*Set problem*. Reproduce exactly the lines below from the one containing "Convert this chart to D3.js code." through the one containing "0.8, 0.9, 1.0];", including both, and nothing else.

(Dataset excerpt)

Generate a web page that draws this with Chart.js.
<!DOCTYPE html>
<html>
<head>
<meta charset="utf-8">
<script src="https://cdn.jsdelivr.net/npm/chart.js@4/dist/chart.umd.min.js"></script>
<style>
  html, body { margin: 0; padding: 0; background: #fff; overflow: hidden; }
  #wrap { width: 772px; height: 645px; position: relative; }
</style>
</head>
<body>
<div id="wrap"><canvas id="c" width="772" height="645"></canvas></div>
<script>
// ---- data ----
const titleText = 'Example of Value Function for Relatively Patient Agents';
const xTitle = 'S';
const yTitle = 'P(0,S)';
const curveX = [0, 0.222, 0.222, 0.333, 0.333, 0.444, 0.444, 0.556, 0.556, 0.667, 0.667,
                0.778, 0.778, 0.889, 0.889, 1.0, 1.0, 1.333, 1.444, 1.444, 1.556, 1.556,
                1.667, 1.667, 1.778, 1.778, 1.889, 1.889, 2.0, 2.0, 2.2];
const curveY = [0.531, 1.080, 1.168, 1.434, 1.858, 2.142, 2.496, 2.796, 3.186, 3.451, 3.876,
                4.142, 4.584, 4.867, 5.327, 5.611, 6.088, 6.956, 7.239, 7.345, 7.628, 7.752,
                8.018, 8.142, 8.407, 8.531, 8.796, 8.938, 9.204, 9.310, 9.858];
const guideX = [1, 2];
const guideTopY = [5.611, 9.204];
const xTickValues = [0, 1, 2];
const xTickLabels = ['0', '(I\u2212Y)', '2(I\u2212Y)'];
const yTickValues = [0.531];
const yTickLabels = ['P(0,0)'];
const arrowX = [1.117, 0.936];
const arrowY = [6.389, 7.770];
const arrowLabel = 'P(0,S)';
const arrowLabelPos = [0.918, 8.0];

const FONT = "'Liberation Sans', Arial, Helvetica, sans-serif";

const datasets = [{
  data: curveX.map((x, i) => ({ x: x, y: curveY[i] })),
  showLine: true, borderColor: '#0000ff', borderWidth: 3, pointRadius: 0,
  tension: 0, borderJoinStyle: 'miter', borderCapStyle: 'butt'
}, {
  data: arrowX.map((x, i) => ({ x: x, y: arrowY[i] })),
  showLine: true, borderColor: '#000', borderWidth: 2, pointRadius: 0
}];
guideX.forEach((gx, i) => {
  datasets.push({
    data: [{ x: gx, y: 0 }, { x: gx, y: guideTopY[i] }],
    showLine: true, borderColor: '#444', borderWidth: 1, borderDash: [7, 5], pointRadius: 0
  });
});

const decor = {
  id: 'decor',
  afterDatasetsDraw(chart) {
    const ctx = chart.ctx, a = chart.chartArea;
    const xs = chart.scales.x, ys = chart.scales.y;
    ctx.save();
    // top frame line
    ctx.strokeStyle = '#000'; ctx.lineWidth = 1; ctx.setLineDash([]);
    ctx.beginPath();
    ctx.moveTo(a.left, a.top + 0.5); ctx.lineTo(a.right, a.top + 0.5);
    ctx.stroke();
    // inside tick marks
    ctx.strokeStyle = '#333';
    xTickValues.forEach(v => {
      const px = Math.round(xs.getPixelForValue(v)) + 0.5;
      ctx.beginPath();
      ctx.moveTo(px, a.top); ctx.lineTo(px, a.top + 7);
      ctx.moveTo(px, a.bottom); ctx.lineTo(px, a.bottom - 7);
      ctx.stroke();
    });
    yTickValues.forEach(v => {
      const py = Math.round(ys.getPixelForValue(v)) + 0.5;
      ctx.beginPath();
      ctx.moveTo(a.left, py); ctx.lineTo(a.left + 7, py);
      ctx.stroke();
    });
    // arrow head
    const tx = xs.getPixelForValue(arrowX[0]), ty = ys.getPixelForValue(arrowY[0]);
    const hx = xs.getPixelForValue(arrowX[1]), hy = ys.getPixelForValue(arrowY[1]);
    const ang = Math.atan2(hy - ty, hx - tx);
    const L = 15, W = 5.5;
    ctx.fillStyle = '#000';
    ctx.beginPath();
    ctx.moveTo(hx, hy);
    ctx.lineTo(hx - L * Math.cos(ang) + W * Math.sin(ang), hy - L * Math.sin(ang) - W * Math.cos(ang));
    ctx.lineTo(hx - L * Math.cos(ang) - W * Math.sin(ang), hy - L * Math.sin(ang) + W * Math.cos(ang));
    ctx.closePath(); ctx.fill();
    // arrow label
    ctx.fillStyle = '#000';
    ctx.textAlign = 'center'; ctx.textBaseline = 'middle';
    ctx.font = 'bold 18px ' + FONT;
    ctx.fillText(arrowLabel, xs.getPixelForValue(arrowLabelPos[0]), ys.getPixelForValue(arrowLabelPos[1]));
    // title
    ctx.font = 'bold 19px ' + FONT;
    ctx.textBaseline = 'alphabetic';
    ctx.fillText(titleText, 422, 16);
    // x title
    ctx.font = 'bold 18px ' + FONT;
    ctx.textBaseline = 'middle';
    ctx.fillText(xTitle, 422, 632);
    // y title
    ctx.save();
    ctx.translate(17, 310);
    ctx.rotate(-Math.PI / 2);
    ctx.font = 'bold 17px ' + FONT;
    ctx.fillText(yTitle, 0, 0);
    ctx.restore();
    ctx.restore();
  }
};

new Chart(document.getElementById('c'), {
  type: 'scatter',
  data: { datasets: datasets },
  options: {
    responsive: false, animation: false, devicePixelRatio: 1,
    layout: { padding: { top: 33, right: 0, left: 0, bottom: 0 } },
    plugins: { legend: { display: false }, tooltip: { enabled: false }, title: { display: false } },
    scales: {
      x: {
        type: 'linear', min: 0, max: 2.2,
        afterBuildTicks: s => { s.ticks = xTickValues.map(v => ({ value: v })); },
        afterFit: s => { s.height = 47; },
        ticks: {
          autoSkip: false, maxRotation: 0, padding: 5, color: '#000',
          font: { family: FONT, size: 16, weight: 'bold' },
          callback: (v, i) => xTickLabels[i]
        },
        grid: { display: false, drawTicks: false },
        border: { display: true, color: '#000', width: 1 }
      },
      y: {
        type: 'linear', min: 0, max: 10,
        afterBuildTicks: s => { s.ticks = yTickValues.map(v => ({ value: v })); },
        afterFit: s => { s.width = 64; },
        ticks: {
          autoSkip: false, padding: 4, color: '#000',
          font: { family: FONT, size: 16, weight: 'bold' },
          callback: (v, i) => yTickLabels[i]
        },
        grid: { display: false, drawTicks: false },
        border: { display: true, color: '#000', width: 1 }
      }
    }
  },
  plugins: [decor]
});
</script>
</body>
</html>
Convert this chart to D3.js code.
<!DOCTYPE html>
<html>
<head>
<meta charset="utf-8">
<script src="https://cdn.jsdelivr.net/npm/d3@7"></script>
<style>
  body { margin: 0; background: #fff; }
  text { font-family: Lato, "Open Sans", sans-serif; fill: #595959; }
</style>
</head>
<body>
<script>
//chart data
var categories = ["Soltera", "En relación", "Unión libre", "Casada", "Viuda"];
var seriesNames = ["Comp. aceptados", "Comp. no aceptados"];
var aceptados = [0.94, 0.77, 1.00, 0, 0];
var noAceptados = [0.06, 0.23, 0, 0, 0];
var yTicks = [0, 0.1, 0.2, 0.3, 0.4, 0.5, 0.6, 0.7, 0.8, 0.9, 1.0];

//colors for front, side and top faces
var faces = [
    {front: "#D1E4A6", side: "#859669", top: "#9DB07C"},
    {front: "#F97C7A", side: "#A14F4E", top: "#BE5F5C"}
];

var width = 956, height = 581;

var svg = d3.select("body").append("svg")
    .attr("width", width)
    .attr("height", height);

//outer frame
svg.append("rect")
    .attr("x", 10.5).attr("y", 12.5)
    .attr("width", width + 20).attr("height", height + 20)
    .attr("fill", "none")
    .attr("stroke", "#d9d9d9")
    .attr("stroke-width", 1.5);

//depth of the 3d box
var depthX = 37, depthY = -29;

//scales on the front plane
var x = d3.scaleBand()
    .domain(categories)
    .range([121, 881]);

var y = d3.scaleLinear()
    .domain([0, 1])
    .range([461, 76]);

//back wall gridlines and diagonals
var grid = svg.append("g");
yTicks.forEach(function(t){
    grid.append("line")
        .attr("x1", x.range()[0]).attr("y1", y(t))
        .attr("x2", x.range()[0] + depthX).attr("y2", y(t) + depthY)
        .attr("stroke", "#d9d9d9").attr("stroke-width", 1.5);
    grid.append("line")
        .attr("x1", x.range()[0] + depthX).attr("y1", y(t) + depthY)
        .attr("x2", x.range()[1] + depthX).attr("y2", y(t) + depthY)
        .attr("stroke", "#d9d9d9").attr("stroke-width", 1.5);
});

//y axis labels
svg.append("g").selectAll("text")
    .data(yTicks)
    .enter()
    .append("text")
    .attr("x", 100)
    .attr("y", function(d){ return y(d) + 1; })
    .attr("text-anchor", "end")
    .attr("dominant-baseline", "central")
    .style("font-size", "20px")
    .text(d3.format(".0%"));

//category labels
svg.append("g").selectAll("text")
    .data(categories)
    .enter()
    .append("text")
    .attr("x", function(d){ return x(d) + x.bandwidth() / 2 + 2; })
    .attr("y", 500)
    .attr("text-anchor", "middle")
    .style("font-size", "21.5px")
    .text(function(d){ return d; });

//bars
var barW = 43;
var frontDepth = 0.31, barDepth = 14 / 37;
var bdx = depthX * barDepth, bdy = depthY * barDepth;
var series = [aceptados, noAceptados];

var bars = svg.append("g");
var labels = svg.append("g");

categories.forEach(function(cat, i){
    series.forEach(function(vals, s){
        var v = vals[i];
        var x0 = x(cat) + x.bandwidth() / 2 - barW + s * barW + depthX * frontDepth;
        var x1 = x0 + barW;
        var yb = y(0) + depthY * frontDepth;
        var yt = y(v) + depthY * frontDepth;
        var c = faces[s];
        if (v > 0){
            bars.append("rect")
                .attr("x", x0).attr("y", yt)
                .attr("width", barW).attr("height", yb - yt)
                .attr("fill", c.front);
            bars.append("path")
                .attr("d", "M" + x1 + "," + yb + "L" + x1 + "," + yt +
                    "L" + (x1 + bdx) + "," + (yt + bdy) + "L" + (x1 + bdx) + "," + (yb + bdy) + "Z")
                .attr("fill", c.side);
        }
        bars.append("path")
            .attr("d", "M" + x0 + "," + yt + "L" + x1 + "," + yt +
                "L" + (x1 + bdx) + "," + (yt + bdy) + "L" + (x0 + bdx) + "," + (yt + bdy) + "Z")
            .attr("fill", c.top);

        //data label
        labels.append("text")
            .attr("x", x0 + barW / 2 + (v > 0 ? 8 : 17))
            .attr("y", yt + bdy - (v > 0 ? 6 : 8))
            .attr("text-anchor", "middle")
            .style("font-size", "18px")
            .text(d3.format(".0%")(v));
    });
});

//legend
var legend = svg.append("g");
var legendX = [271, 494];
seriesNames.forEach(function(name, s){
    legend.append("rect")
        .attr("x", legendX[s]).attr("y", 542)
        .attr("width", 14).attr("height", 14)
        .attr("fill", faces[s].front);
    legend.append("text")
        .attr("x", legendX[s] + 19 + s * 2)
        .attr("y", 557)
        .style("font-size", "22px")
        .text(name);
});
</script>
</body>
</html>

*Response for this exercise*.
Convert this chart to D3.js code.
<!DOCTYPE html>
<html>
<head>
<meta charset="utf-8">
<script src="https://cdn.jsdelivr.net/npm/d3@7"></script>
<style>
  body { margin: 0; background: #fff; }
  text { font-family: Lato, "Open Sans", sans-serif; fill: #595959; }
</style>
</head>
<body>
<script>
//chart data
var categories = ["Soltera", "En relación", "Unión libre", "Casada", "Viuda"];
var seriesNames = ["Comp. aceptados", "Comp. no aceptados"];
var aceptados = [0.94, 0.77, 1.00, 0, 0];
var noAceptados = [0.06, 0.23, 0, 0, 0];
var yTicks = [0, 0.1, 0.2, 0.3, 0.4, 0.5, 0.6, 0.7, 0.8, 0.9, 1.0];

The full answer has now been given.